» The exercise
Return the lines where the word "chart" occurs.

» Rows
------------------------------------
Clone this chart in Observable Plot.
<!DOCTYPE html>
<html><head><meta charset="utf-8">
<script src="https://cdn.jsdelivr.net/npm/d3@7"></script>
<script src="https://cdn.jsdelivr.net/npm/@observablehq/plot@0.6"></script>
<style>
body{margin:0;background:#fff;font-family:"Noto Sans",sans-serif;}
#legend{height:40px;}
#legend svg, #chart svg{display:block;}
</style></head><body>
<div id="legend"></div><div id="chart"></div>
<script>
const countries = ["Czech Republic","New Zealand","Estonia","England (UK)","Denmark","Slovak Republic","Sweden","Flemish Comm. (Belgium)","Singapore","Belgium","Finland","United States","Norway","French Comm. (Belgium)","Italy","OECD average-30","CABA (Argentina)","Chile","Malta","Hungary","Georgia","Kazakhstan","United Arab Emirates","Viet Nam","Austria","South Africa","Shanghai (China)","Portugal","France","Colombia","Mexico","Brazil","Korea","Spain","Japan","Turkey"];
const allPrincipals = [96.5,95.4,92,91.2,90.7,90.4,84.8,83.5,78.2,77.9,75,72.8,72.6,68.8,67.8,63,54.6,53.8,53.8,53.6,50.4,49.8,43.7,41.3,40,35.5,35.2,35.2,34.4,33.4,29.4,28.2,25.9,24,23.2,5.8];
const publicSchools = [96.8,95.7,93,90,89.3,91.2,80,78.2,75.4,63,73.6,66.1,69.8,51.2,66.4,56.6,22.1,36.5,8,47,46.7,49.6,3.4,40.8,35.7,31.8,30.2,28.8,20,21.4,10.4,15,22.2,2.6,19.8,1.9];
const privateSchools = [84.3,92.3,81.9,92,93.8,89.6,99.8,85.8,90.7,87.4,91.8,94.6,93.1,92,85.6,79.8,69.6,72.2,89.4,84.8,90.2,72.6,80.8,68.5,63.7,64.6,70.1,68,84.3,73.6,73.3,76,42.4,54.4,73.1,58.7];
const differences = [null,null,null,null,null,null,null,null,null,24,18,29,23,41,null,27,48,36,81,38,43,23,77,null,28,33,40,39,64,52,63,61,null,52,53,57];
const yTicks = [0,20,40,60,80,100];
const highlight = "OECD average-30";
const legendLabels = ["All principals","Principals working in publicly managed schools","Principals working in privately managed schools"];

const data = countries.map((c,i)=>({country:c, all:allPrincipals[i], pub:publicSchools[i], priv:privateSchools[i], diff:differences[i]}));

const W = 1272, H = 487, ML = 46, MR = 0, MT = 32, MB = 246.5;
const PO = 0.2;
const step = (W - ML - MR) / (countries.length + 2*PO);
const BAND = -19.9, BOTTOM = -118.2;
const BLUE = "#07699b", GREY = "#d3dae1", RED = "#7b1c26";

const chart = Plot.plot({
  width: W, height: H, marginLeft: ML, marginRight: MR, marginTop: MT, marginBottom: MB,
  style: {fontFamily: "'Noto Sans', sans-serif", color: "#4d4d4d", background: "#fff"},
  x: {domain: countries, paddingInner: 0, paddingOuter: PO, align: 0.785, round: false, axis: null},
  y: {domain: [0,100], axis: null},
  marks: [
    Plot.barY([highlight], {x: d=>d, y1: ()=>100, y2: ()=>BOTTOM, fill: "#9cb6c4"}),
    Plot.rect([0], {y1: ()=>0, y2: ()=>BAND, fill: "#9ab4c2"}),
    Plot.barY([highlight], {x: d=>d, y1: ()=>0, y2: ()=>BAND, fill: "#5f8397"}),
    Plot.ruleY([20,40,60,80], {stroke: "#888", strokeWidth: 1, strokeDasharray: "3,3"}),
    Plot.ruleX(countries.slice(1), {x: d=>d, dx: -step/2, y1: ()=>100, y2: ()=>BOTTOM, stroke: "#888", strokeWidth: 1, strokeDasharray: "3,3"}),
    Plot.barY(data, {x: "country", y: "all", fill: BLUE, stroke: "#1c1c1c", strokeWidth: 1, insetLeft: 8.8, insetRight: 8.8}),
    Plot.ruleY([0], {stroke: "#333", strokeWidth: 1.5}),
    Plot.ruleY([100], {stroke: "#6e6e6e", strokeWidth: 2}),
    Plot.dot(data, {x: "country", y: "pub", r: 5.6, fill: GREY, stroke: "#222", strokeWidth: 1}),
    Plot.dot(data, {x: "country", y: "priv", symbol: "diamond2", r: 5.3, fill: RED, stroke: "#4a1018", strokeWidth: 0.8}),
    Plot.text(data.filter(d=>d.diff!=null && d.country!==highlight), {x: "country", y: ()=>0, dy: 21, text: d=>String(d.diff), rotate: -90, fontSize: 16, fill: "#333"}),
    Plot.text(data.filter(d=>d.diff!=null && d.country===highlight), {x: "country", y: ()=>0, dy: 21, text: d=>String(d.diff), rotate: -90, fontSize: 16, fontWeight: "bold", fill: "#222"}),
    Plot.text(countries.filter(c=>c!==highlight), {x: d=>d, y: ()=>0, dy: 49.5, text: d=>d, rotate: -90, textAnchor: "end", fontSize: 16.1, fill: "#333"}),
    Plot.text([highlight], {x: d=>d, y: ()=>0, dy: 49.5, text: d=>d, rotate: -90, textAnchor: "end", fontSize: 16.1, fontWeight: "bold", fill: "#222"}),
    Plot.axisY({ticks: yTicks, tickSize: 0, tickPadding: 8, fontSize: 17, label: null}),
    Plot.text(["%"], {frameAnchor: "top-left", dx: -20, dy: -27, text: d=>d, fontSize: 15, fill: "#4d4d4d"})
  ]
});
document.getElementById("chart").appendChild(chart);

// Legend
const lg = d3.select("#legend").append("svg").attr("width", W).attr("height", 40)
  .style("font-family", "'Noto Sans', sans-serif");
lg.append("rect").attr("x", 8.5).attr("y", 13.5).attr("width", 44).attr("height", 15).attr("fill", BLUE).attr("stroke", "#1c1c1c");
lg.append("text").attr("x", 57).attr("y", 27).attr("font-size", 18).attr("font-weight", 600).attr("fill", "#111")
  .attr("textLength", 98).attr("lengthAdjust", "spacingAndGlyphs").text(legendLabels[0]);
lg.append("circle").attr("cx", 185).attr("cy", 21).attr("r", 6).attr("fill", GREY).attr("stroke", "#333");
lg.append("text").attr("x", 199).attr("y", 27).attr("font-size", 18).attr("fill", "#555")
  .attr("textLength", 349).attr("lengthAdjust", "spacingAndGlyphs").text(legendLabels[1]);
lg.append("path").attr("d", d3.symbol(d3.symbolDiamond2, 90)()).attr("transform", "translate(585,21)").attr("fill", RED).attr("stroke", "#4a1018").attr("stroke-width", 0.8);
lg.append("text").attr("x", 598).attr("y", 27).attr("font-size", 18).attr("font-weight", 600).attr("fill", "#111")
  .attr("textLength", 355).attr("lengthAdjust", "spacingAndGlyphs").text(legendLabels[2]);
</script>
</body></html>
------------------------------------
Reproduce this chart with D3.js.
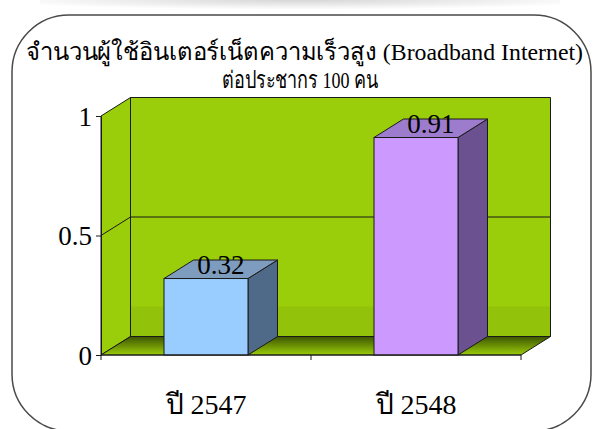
------------------------------------
» Output of the exercise
Clone this chart in Observable Plot.
#legend svg, #chart svg{display:block;}
<div id="legend"></div><div id="chart"></div>
const chart = Plot.plot({
document.getElementById("chart").appendChild(chart);
Reproduce this chart with D3.js.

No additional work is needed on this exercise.